Are you in the Navy?


----------



## COguy (Dec 1, 2011)

WWP14 said:


> I have been here before. After my divorce I was given a huge settlement but my ex-husband failed to comply. Now I am here with all these creditors and scared to death to file bankruptcy. I want to buy a home since he has bought one and I am here picking up the pieces. Where do I start? I don't have credit to buy a piece of paint.
> 
> I am totally depressed and at wits end. I was going to file bankruptcy but everywhere I turned including the Navy will not allow me to do so but he stole every penny I have and now I have horrible credit and he has a home. HELP....


Your story has a lot of inconsistency to it.

You did or did not receive a "*huge* settlement?"
If so, where is that money? If not, why are you not going after it via a judgement?

Why do you want to buy a home if you have bad credit and can't afford paint? You said, "Because he bought one" that is very immature, whatever your ex does has no bearing on what you should do. If you can't afford a house, buying one would be pretty dumb.

Buying a house when you are filing for bankruptcy sounds like a silly situation. Can you please explain this more?


----------



## 3Xnocharm (Jun 22, 2012)

WWP14 said:


> I have been here before. After my divorce I was given a huge settlement but my ex-husband failed to comply. Now I am here with all these creditors and scared to death to file bankruptcy. I want to buy a home since he has bought one and I am here picking up the pieces. Where do I start? I don't have credit to buy a piece of paint.
> 
> I am totally depressed and at wits end. I was going to file bankruptcy but everywhere I turned including the Navy will not allow me to do so but he stole every penny I have and now I have horrible credit and he has a home. HELP....


So is nothing being done to try and get the settlement from your ex? (trust me, I know exactly what it feels like when you dont get what was agreed to, I've been screwed, too) And WHY are you not "being allowed" to file bankruptcy? I filed seven years ago, and my credit bounced back really quickly. I was able to get a credit card, buy a car, rent an apartment...now I have my own home. I filed so that I COULD go through with my divorce. Maybe try a credit counseling service to work with your creditors until you can get your settlement straightened out.


----------



## EnjoliWoman (Jul 2, 2012)

I agree with the credit counseling - perhaps an attorney would work with a contract that he/she is paid from proceeds of the settlement?

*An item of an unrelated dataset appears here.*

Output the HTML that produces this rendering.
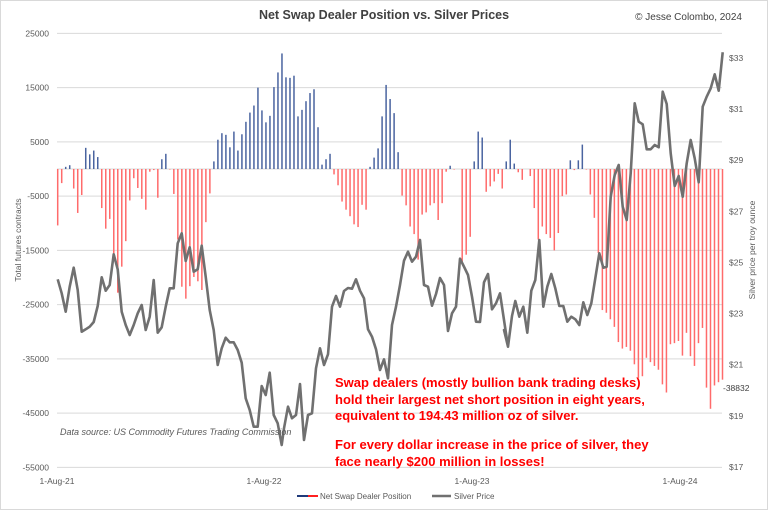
<!DOCTYPE html>
<html><head><meta charset="utf-8"><style>
body{margin:0;background:#fff}
svg text{font-family:"Liberation Sans",sans-serif}
</style></head><body>
<svg id="s" width="768" height="510" xmlns="http://www.w3.org/2000/svg">
<rect x="0.5" y="0.5" width="767" height="509" fill="#fff" stroke="#d9d9d9"/>
<g id="grid" stroke="#d9d9d9" stroke-width="1"></g>
<g id="bars"></g>
<polyline id="line" fill="none" stroke="#707070" stroke-width="2.6" stroke-linejoin="round"/>
<text x="384" y="19" text-anchor="middle" font-size="12.5" font-weight="bold" fill="#404040">Net Swap Dealer Position vs. Silver Prices</text>
<text x="742" y="20" text-anchor="end" font-size="10" fill="#404040">© Jesse Colombo, 2024</text>
<g font-size="8.5" fill="#595959" text-anchor="end" id="ly"></g>
<g font-size="8.5" fill="#595959" id="ry"></g>
<text x="723" y="391" font-size="8.5" fill="#404040">-38832</text>
<g font-size="8.5" fill="#595959" text-anchor="middle">
<text x="57" y="484">1-Aug-21</text><text x="264" y="484">1-Aug-22</text><text x="472" y="484">1-Aug-23</text><text x="680" y="484">1-Aug-24</text></g>
<text transform="translate(21,240) rotate(-90)" text-anchor="middle" font-size="8.5" fill="#595959">Total futures contracts</text>
<text transform="translate(755,250) rotate(-90)" text-anchor="middle" font-size="8.5" fill="#595959">Silver price per troy ounce</text>
<line x1="297" y1="496" x2="308" y2="496" stroke="#1f3a7a" stroke-width="2"/>
<line x1="308" y1="496" x2="318" y2="496" stroke="#ff2020" stroke-width="2"/>
<text x="320" y="499" font-size="8" fill="#595959">Net Swap Dealer Position</text>
<line x1="432" y1="496" x2="451" y2="496" stroke="#707070" stroke-width="2.5"/>
<text x="454" y="499" font-size="8" fill="#595959">Silver Price</text>
<text x="60" y="435" font-size="9" font-style="italic" fill="#595959">Data source: US Commodity Futures Trading Commission</text>
<g font-size="13" font-weight="bold" fill="#ff0000">
<text x="335" y="387">Swap dealers (mostly bullion bank trading desks)</text>
<text x="335" y="404">hold their largest net short position in eight years,</text>
<text x="335" y="420">equivalent to 194.43 million oz of silver.</text>
<text x="335" y="449">For every dollar increase in the price of silver, they</text>
<text x="335" y="466">face nearly $200 million in losses!</text>
</g>
</svg>
<script>
var NS="http://www.w3.org/2000/svg";
function el(t,a,p){var e=document.createElementNS(NS,t);for(var k in a)e.setAttribute(k,a[k]);if(p)p.appendChild(e);return e;}
var Y0=169,K=5.425;
var g=document.getElementById('grid'),ly=document.getElementById('ly'),ry=document.getElementById('ry');
for(var v=25000;v>=-55000;v-=10000){var y=Y0-v/1000*K;el('line',{x1:57,x2:722,y1:y,y2:y},g);var t=el('text',{x:49,y:y+3},ly);t.textContent=v;}
el('line',{x1:57,x2:722,y1:Y0,y2:Y0},g);
for(var p=33;p>=17;p-=2){var y=58+(33-p)*25.56;var t=el('text',{x:729,y:y+3},ry);t.textContent='$'+p;}
var vals=[-10.4,-2.6,0.4,0.7,-3.6,-8.1,-4.8,3.9,2.7,3.4,2.2,-7.2,-11,-9.2,-16,-22.8,-18,-13.3,-5.8,-1.7,-3.5,-5.5,-7.5,-0.5,-0.2,-5.3,1.8,2.8,-0.1,-4.6,-13,-21.7,-23.9,-21.6,-19.9,-20.7,-22.3,-9.8,-4.5,1.4,5.4,6.6,6.3,4,6.9,3.4,6.4,8.7,10.4,11.7,15,10.8,8.6,9.8,15.1,17.8,21.3,
16.9,16.8,17.2,9.7,10.9,12.5,14,14.7,7.7,0.8,1.8,2.8,-1,-3,-6,-7.5,-8.7,-10.2,-10.7,-6.6,-7.5,0.4,2.1,3.8,9.7,15.5,12.9,10.3,3.1,-4.9,-6.7,-10.6,-12,-16.7,-8.4,-8,-6.7,-6.3,-9.4,-6.3,-0.5,0.6,-0.1,0,-17.2,-15.8,-12.5,1.4,6.9,5.8,-4.2,-3.2,-2.3,-0.9,-3.6,
1.4,5.4,1,-0.6,-2,0,-1.3,-7.2,-13,-10.6,-12,-12.7,-15,-11.8,-5,-4.7,1.6,-0.2,1.6,4.5,-0.1,-4.7,-9,-15.5,-26,-26.5,-27.7,-29.1,-31.9,-33.1,-32.8,-33.5,-36,-38.5,-38.2,-34.8,-35.6,-36.3,-37,-39.7,-41.2,-32.3,-32.1,-31.7,-34.4,-30.2,-34.5,-36.3,-32.1,-29.3,-40.3,-44.2,-39.9,-39.3,-38.832];
var b=document.getElementById('bars'),n=vals.length,x0=57.7,x1=722.5;
for(var i=0;i<n;i++){var v=vals[i],x=x0+i*(x1-x0)/(n-1),y=Y0-v*K;
el('rect',{x:x-0.75,y:Math.min(y,Y0),width:1.5,height:Math.abs(y-Y0),fill:v>=0?'#4a64a0':'#ff6b6b'},b);}
var L=[[55,[8,718,20,760,32,815,44,740,56,683,68,750,80,875,92,868,104,860,116,846,128,798,140,712,152,752,164,735,176,643,188,688,200,815,212,855,224,885,236,855,248,820,260,795,272,870,284,830,296,720,308,878,320,862,332,800,344,745,356,745,368,610,380,580,392,663,404,622,416,695,428,688,440,617,452,710,464,810,476,870,488,975,500,925,512,893,524,907,536,907,548,930,560,968,572,1075,584,1110,596,1160,608,1160,620,1038,632,1065,644,998,656,1125,668,1150,680,1215]],
[280,[12,1165,24,1100,36,1135,48,1125,60,1032,72,1200,84,1125,96,1120,108,985,120,925,132,975,144,943,156,800,168,768,180,800,192,753,204,744,216,746,228,718,240,752,252,775,264,868,276,890,288,928,300,990,312,958,324,1015,336,855,348,800,360,735,372,662,384,635,396,665,408,650,420,600,432,735,444,740,456,797,468,762,480,714,492,735,504,873,516,820,528,800,540,656,552,680,564,705,576,770,588,845,600,846,612,727,624,702,636,808,648,790,660,760,672,840,684,920]],
[500,[12,870,24,920,36,828,46,783,58,830,70,800,82,878,94,752,106,720,118,600,130,800,142,740,154,702,166,745,178,798,190,798,202,845,214,830,226,838,238,855,250,787,262,825,274,790,286,715,298,640,310,683,320,680,332,470,344,405,356,375,368,500,380,540,392,400,404,190,416,245,428,253,440,328,452,328,464,315,476,322,488,155,500,192,512,340,524,438,536,408,548,470,560,370,572,300,584,355,596,427,608,200,620,170,632,145,644,103,656,152,668,37]]];
var pts=[];L.forEach(function(s){var o=s[0],a=s[1];for(var i=0;i<a.length;i+=2)pts.push((a[i]/3+o).toFixed(1)+','+(a[i+1]/3+40).toFixed(1));});
document.getElementById('line').setAttribute('points',pts.join(' '));
</script>
</body></html>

If he was ordered and he didn't then he is in contempt of court and has to pay of go to jail. You must have had an attorney for the divorce - contact them.

Reach out to your creditors. They hate being in the dark. Yes, they still want their money - ask to speak to a supervisor. Tell them you WANT to pay your debt, that you have been awarded a settlement. Fax, scan/email or copy/mail the paperwork to them so they see you WILL be getting funds but can't right now.

Yes, it will still hurt your credit but not as bad as bankruptcy.

Lastly - all else fails and/or you want a home - try a rent to own or a house with a lease option. You need a good contract for this. Look at rentals and ask about options to buy. You negotiate the purchase terms up front, how much of the rent will be credited toward a down payment or forfeited in the event you don't buy. Usually you have a set amount of time such as 3 years before you HAVE to finalize the purchase. Meanwhile you want them to send you a copy of their monthly mortgage statement because you need to know for SURE they are paying it so you don't get screwed by a foreclosure. 

The beauty is you can earn some sweat equity if it's a fixer upper, or you have bought yourself some time to get your finances in order before you have to finalize the sale. Lastly, if you find out some horrible expensive problem, you don't have to go through with the sale - you can leave at the end of the rental term.

But first step is an attorney. Get your money.


----------